My next journey to Shenzhen was to be my final one from Riyadh. I’d finished my notice period, cashed out my bank account and turned the pitiful amount remaining into Euro and had booked a night flight on Cathay Pacific to Hong Kong.
The flight was lovely, the little I saw of it, in order to escape a hideous excess baggage charge (if you go a few kilos over you’ll end up paying rather more for your luggage than your own flight) I was travelling in business class (for some reason they don’t like to ask business travelers to cough up extra cash and you can quite often take double the stated luggage allowance and pay nothing more). The leg from Riyadh to Manama (Bahrain) was uneventful and sadly dry too. So I sat and waited impatiently for touchdown and a beer.
The lovely stewardess fetched me a glass of champagne as soon as the doors were closed in Manama, and in my usual style I downed it on the runway and then fell asleep. I woke up in Hong Kong, so I have no idea what the food or service is like on Cathay’s flights but the chairs are very comfortable indeed.
This time my wife was waiting for me at the airport as we had to spend a couple of days in Hong Kong while I arranged my Chinese visa through CTS (China Travel Service). This was a mistake, CTS not only massively overcharge for the visa in comparison to just going to the Chinese consulate, but the service is terribly inefficient and I had to wait 5 days just to get a two entry visa in my passport. If I’d known better, I could have gone to an agent and had it done in four hours for the same money. While the ladies of CTS were lovely and helpful I wouldn’t recommend their visa service to anyone.
I’ll come back to our time in Hong Kong in a later post and skip forward to Shenzhen. We were going to Shenzhen for two reasons, one so I could leave all the luggage I had brought with me from Saudi in my wife’s sisters house. Moving countries without removal men is hard work. And two so that Zhang Min could apply for a visa to Malaysia and we could finally get the honeymoon we’d been denied after getting married.
This time we stayed in the Grand Mercure, in ZhuZhilin, which is just outside of Futian one of the three main centers of Shenzhen. The hotel was brand new at the time, and came with the little service quirks of new hotels around the world. This is mainly confused staff wondering how to achieve things that nobody has ever asked them for before. Nonetheless overall it was excellent and a huge improvement on our previous stay.
The rooms were of a good size, and much larger than the one we’d stayed in in Hong Kong. The bed was massive and comfy, and while the views were nothing to write home about that’s true for pretty much anywhere in Shenzhen. The staff at least tried to make everything nice, and even ran to the local shop to buy Western cigarettes for me instead of trying to force local brands on me instead.

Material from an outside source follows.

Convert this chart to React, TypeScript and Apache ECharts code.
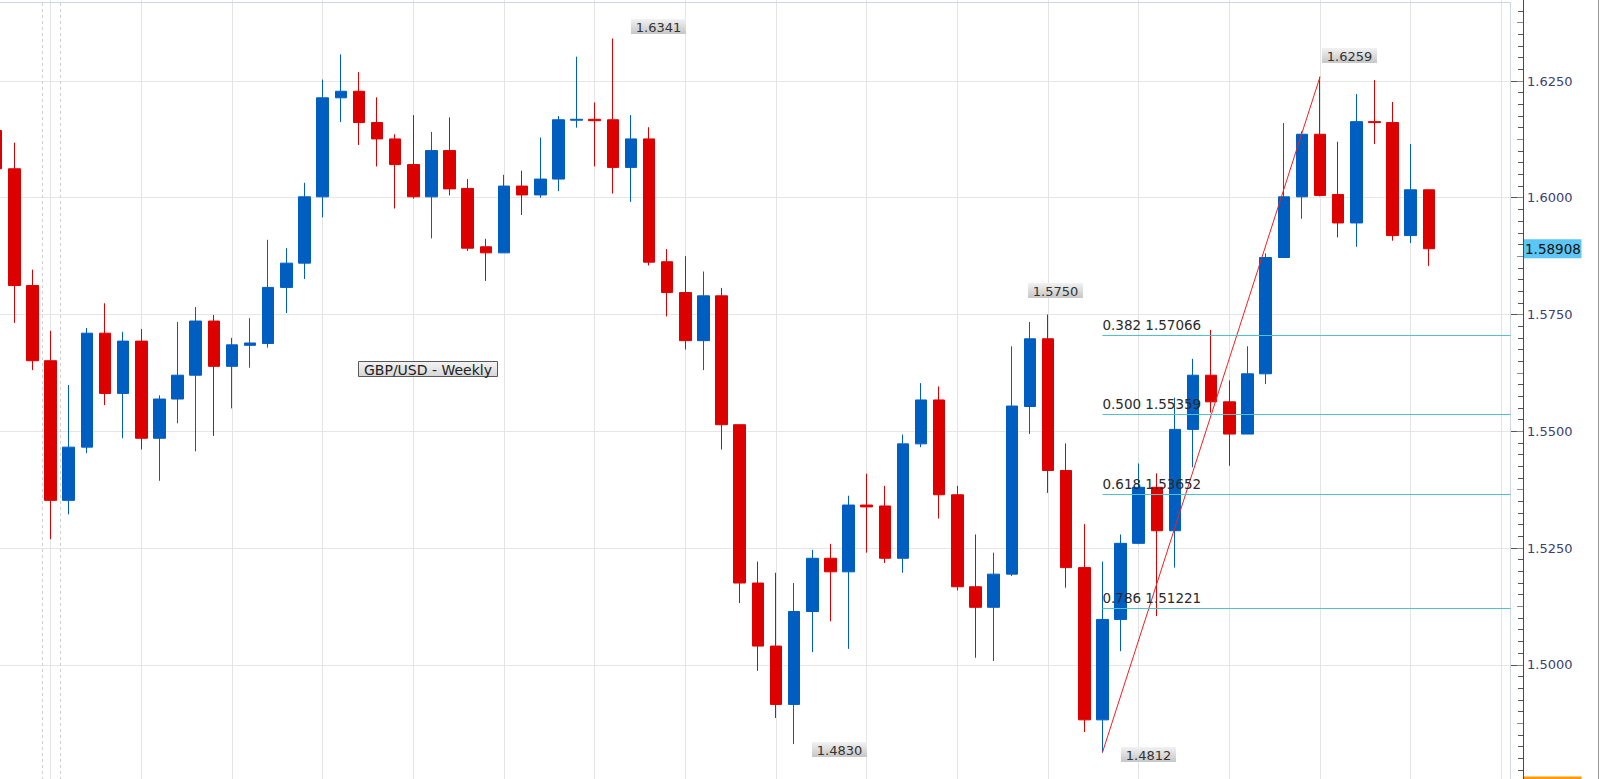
import React, { useEffect, useRef } from "react";
import * as echarts from "echarts";

// ---------------- data ----------------
const SLOT_COUNT = 84;
const CATEGORIES = Array.from({ length: SLOT_COUNT }, (_, i) => `W${i + 1}`);

const OPEN = [
  1.6144, 1.6062, 1.5812, 1.5651, 1.5352, 1.5466, 1.571, 1.5581, 1.5693, 1.5485,
  1.5569, 1.562, 1.5736, 1.5639, 1.5684, 1.5688, 1.5808, 1.586, 1.6002, 1.6214,
  1.6228, 1.6161, 1.6126, 1.6071, 1.6002, 1.6101, 1.602, 1.5895, 1.5882, 1.6025,
  1.6006, 1.604, 1.6166, 1.6168, 1.6167, 1.6065, 1.6126, 1.5863, 1.5797, 1.5694,
  1.579, 1.5514, 1.5175, 1.504, 1.4915, 1.5114, 1.5228, 1.5199, 1.5342, 1.534,
  1.5228, 1.5473, 1.5567, 1.5364, 1.5167, 1.5123, 1.5194, 1.5553, 1.5698, 1.5416,
  1.5208, 1.4882, 1.5097, 1.526, 1.538, 1.5287, 1.5504, 1.562, 1.5563, 1.5494,
  1.5623, 1.5872, 1.6002, 1.6136, 1.6007, 1.5946, 1.6163, 1.6161, 1.5919, 1.6017,
];
const CLOSE = [
  1.6062, 1.5812, 1.5651, 1.5352, 1.5466, 1.571, 1.5581, 1.5693, 1.5485, 1.5569,
  1.562, 1.5736, 1.5639, 1.5685, 1.5689, 1.5808, 1.586, 1.6002, 1.6214, 1.6228,
  1.6161, 1.6126, 1.6071, 1.6002, 1.6101, 1.6019, 1.5892, 1.5882, 1.6025, 1.6006,
  1.604, 1.6167, 1.6168, 1.6165, 1.6065, 1.6126, 1.5862, 1.5797, 1.5694, 1.579,
  1.5514, 1.5175, 1.504, 1.4915, 1.5114, 1.5228, 1.5199, 1.5342, 1.5338, 1.5228,
  1.5473, 1.5567, 1.5364, 1.5167, 1.5123, 1.5194, 1.5554, 1.5698, 1.5416, 1.5208,
  1.4882, 1.5097, 1.526, 1.538, 1.5287, 1.5504, 1.562, 1.5563, 1.5494, 1.5623,
  1.5872, 1.6002, 1.6136, 1.6005, 1.5946, 1.6163, 1.6161, 1.5919, 1.6017, 1.58908,
];
const LOW = [
  1.604, 1.5732, 1.5631, 1.5269, 1.5322, 1.5453, 1.5556, 1.5485, 1.5461, 1.5394,
  1.5517, 1.5457, 1.549, 1.5549, 1.5636, 1.5679, 1.5753, 1.5826, 1.5958, 1.6162,
  1.6113, 1.6067, 1.5977, 1.5998, 1.5913, 1.6005, 1.5886, 1.5822, 1.5882, 1.5963,
  1.6, 1.6014, 1.615, 1.6067, 1.6009, 1.5991, 1.5855, 1.5746, 1.5675, 1.5631,
  1.5461, 1.5132, 1.4987, 1.4886, 1.483, 1.5027, 1.5093, 1.5034, 1.524, 1.5218,
  1.5197, 1.5466, 1.5313, 1.5159, 1.5015, 1.5008, 1.519, 1.5494, 1.5368, 1.5165,
  1.4856, 1.4812, 1.5029, 1.5258, 1.5104, 1.5208, 1.5423, 1.554, 1.5426, 1.5494,
  1.5601, 1.5872, 1.5955, 1.6003, 1.5915, 1.5895, 1.6115, 1.5908, 1.5903, 1.5854,
];
const HIGH = [
  1.618, 1.6118, 1.5846, 1.5715, 1.5599, 1.5721, 1.5774, 1.5713, 1.5719, 1.5577,
  1.5734, 1.5766, 1.5749, 1.57, 1.5742, 1.591, 1.5892, 1.6032, 1.6253, 1.6307,
  1.6269, 1.6215, 1.6136, 1.6177, 1.6141, 1.6172, 1.604, 1.5912, 1.6049, 1.6058,
  1.6129, 1.6175, 1.6302, 1.6204, 1.6341, 1.6177, 1.6151, 1.589, 1.5875, 1.5842,
  1.5807, 1.5514, 1.5221, 1.5197, 1.5175, 1.5246, 1.5259, 1.5362, 1.5409, 1.5383,
  1.5493, 1.5603, 1.5596, 1.5383, 1.5279, 1.524, 1.5682, 1.5734, 1.575, 1.5474,
  1.5301, 1.5221, 1.5279, 1.5431, 1.541, 1.5572, 1.5655, 1.5717, 1.5609, 1.5682,
  1.5881, 1.616, 1.6142, 1.6259, 1.612, 1.6222, 1.6252, 1.6205, 1.6115, 1.6017,
];

const LAST_PRICE = 1.58908;
const LAST_PRICE_TEXT = "1.58908";
const BOTTOM_TAG = 1.47404;
const BOTTOM_TAG_TEXT = "1.47404";

const Y_MIN = 1.475;
const Y_MAX = 1.65;
const Y_STEP = 0.025;
const Y_MID_STEP = 0.0125;

const GRID_IDX = [3, 8, 13, 18, 23, 28, 33, 38, 43, 48, 53, 58, 63, 68, 73, 78, 83];
const MARKED_IDX = 3;

const SWING_IDX = [34, 73, 58, 44, 61];
const SWING_VAL = [1.6341, 1.6259, 1.575, 1.483, 1.4812];
const SWING_TXT = ["1.6341", "1.6259", "1.5750", "1.4830", "1.4812"];

const FIB_START_IDX = 61;
const FIB_RATIO = ["0.382", "0.500", "0.618", "0.786"];
const FIB_VAL = [1.57066, 1.55359, 1.53652, 1.51221];

const TREND_FROM_IDX = 61;
const TREND_FROM_VAL = 1.4812;
const TREND_TO_IDX = 73;
const TREND_TO_VAL = 1.6259;

const TITLE = "GBP/USD - Weekly";

// ---------------- layout / style ----------------
const W = 1600;
const H = 779;
// the chart canvas is larger than the window and shifted up/left so that
// the plot can start slightly outside the visible page
const OX = 40;
const OY = 60;
const CW = W + OX;
const CH = H + OY + 20;

const PX_PER_UNIT = 4670;
const Y_REF_VAL = 1.625;
const Y_REF_PX = 81;
const SLOT = 18.135;
const FIRST_CENTER = -3.8;
const GRID_LEFT = FIRST_CENTER - SLOT / 2; // screen px
const GRID_RIGHT_PX = GRID_LEFT + SLOT * SLOT_COUNT; // screen px
const GRID_TOP = Y_REF_PX - (Y_MAX - Y_REF_VAL) * PX_PER_UNIT; // screen px
const GRID_BOTTOM_PX = Y_REF_PX + (Y_REF_VAL - Y_MIN) * PX_PER_UNIT; // screen px
const AXIS_X = 1523; // screen px

const sx = (x: number) => x + OX;
const sy = (y: number) => y + OY;

const BLUE = "#005ec0";
const RED = "#dd0000";
const FONT = '"DejaVu Sans", Verdana, sans-serif';

// swing label box offsets (from the anchor point)
const SWING_OFFSET: [number, number][] = [
  [18, -19.5],
  [2, -28.5],
  [-20.5, -32],
  [18, -2],
  [19, -5.5],
];

export default function App() {
  const ref = useRef<HTMLDivElement>(null);

  useEffect(() => {
    if (!ref.current) return;
    document.documentElement.style.overflow = "hidden";
    document.body.style.overflow = "hidden";
    const chart = echarts.init(ref.current, null, { renderer: "svg" });

    const candleData = OPEN.map((o, i) => [o, CLOSE[i], LOW[i], HIGH[i]]);

    chart.setOption({
      animation: false,
      backgroundColor: "#ffffff",
      grid: {
        left: sx(GRID_LEFT),
        top: sy(GRID_TOP),
        right: CW - sx(GRID_RIGHT_PX),
        bottom: CH - sy(GRID_BOTTOM_PX),
        containLabel: false,
      },
      xAxis: {
        type: "category",
        data: CATEGORIES,
        boundaryGap: true,
        axisLine: { show: false },
        axisTick: { show: false },
        axisLabel: { show: false },
        splitLine: { show: false },
      },
      yAxis: [
        {
          type: "value",
          position: "right",
          offset: AXIS_X - GRID_RIGHT_PX,
          min: Y_MIN,
          max: Y_MAX,
          interval: Y_STEP,
          axisLine: { show: true, lineStyle: { color: "#4a4a4a", width: 1 } },
          axisTick: { show: true, inside: true, length: 12, lineStyle: { color: "#555555" } },
          minorTick: { show: true, splitNumber: 10, length: 5, lineStyle: { color: "#555555" } },
          axisLabel: {
            show: true,
            margin: 4,
            showMinLabel: false,
            showMaxLabel: false,
            formatter: (v: number) => v.toFixed(4),
            fontFamily: FONT,
            fontSize: 13,
            color: "#3d4070",
          },
          splitLine: { show: true, lineStyle: { color: "#e6e6e6", width: 1 } },
        },
        {
          type: "value",
          position: "right",
          offset: AXIS_X - GRID_RIGHT_PX,
          min: Y_MIN,
          max: Y_MAX,
          interval: Y_MID_STEP,
          axisLine: { show: false },
          axisTick: { show: true, inside: true, length: 6, lineStyle: { color: "#8a8a8a" } },
          axisLabel: { show: false },
          splitLine: { show: false },
        },
      ],
      series: [
        {
          type: "line",
          name: "grid",
          data: [],
          silent: true,
          z: 0,
          markLine: {
            silent: true,
            z: 0,
            symbol: ["none", "none"],
            label: { show: false },
            lineStyle: { color: "#e4e4e4", type: "solid", width: 1 },
            data: GRID_IDX.map((i) => ({ xAxis: CATEGORIES[i] })),
          },
        },
        {
          type: "candlestick",
          name: "GBP/USD",
          data: candleData,
          barWidth: 12,
          z: 3,
          itemStyle: {
            color: BLUE,
            color0: RED,
            borderColor: BLUE,
            borderColor0: RED,
            borderWidth: 1,
          },
          markLine: {
            silent: true,
            z: 5,
            symbol: ["none", "none"],
            label: { show: false },
            lineStyle: { color: "#f02020", type: "solid", width: 1 },
            data: [
              [
                { coord: [CATEGORIES[TREND_FROM_IDX], TREND_FROM_VAL] },
                { coord: [CATEGORIES[TREND_TO_IDX], TREND_TO_VAL] },
              ],
            ],
          },
        },
      ],
    });

    // pixel position in chart (canvas) coordinates
    const toPx = (idx: number, val: number) =>
      chart.convertToPixel({ xAxisIndex: 0, yAxisIndex: 0 }, [idx, val]) as number[];

    const boxGrad = () =>
      new echarts.graphic.LinearGradient(0, 0, 0, 1, [
        { offset: 0, color: "#f2f2f2" },
        { offset: 1, color: "#c6c6c6" },
      ]);

    const graphics: any[] = [];
    const gridRight = sx(GRID_RIGHT_PX);

    // plot border
    const borderColor = "#cdd6e2";
    graphics.push({
      type: "line",
      silent: true,
      shape: { x1: 0, y1: sy(2.5), x2: gridRight, y2: sy(2.5) },
      style: { stroke: borderColor, lineWidth: 1 },
    });
    graphics.push({
      type: "line",
      silent: true,
      shape: { x1: gridRight, y1: sy(2.5), x2: gridRight, y2: CH },
      style: { stroke: borderColor, lineWidth: 1 },
    });
    graphics.push({
      type: "line",
      silent: true,
      shape: { x1: sx(1598.5), y1: 0, x2: sx(1598.5), y2: CH },
      style: { stroke: "#9a9a9a", lineWidth: 1 },
    });

    // dashed marker lines around one candle
    const mx = toPx(MARKED_IDX, Y_MIN)[0];
    [mx - SLOT / 2, mx + SLOT / 2].forEach((x) => {
      graphics.push({
        type: "line",
        silent: true,
        z: 0,
        shape: { x1: Math.round(x) + 0.5, y1: sy(3), x2: Math.round(x) + 0.5, y2: CH },
        style: { stroke: "#cfcfcf", lineWidth: 1, lineDash: [3, 3] },
      });
    });

    // fibonacci levels
    FIB_VAL.forEach((v, i) => {
      const [x0, y] = toPx(FIB_START_IDX, v);
      const yy = Math.round(y) + 0.5;
      graphics.push({
        type: "line",
        silent: true,
        shape: { x1: x0, y1: yy, x2: gridRight, y2: yy },
        style: { stroke: "#4fc3c9", lineWidth: 1 },
        z: 50,
      });
      graphics.push({
        type: "text",
        silent: true,
        z: 51,
        style: {
          text: `${FIB_RATIO[i]} ${v.toFixed(5)}`,
          x: x0,
          y: yy - 4,
          textAlign: "left",
          textVerticalAlign: "bottom",
          font: `13.5px ${FONT}`,
          fill: "#2a2a2a",
        },
      });
    });

    // swing labels
    SWING_IDX.forEach((idx, i) => {
      const [ax, ay] = toPx(idx, SWING_VAL[i]);
      const bx = Math.round(ax + SWING_OFFSET[i][0]);
      const by = Math.round(ay + SWING_OFFSET[i][1]);
      const bw = 55;
      const bh = 15;
      graphics.push({
        type: "group",
        silent: true,
        z: 60,
        children: [
          {
            type: "rect",
            shape: { x: bx, y: by, width: bw, height: bh },
            style: { fill: boxGrad() },
          },
          {
            type: "text",
            style: {
              text: SWING_TXT[i],
              x: bx + bw / 2,
              y: by + bh / 2 + 0.5,
              textAlign: "center",
              textVerticalAlign: "middle",
              font: `13px ${FONT}`,
              fill: "#333333",
            },
          },
        ],
      });
    });

    // title box
    graphics.push({
      type: "group",
      silent: true,
      z: 60,
      children: [
        {
          type: "rect",
          shape: { x: sx(358.5), y: sy(361.5), width: 139, height: 15 },
          style: {
            fill: new echarts.graphic.LinearGradient(0, 0, 0, 1, [
              { offset: 0, color: "#f4f4f4" },
              { offset: 1, color: "#d6d6d6" },
            ]),
            stroke: "#5a5a5a",
            lineWidth: 1,
          },
        },
        {
          type: "text",
          style: {
            text: TITLE,
            x: sx(428),
            y: sy(369.5),
            textAlign: "center",
            textVerticalAlign: "middle",
            font: `14px ${FONT}`,
            fill: "#222222",
          },
        },
      ],
    });

    // price tags on the axis
    const tag = (val: number, txt: string, fill: string) => {
      const y = toPx(0, val)[1];
      graphics.push({
        type: "group",
        silent: true,
        z: 70,
        children: [
          {
            type: "rect",
            shape: { x: sx(AXIS_X + 0.5), y: y - 9.5, width: 58, height: 19 },
            style: { fill },
          },
          {
            type: "text",
            style: {
              text: txt,
              x: sx(AXIS_X + 2),
              y: y + 0.5,
              textAlign: "left",
              textVerticalAlign: "middle",
              font: `13.5px ${FONT}`,
              fill: "#111111",
            },
          },
        ],
      });
    };
    tag(LAST_PRICE, LAST_PRICE_TEXT, "#5cc6f6");
    tag(BOTTOM_TAG, BOTTOM_TAG_TEXT, "#ff9a00");

    chart.setOption({ graphic: graphics });

    return () => {
      chart.dispose();
    };
  }, []);

  return (
    <div
      ref={ref}
      style={{
        position: "fixed",
        left: -OX,
        top: -OY,
        width: CW,
        height: CH,
        background: "#fff",
      }}
    />
  );
}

The only disappointment at the time was that there was pretty much no-one else there, the rather fabulous sports bar was deserted – despite having not just big screen action and a pool table, but also Nintendo Wii consoles set up for competitive play between drunks. The beer in there is fantastically cheap too coming in at 18 RMB for a buy one get one free deal that runs almost all night long. You can’t beat 90p a bottle in a five star hotel can you really?
In retrospect it wasn’t the best location to choose to get to know Shenzhen, but as I hadn’t seen Zhang Min since the wedding nearly 5 months before I wasn’t all that interested in exploring Shenzhen if you know what I mean.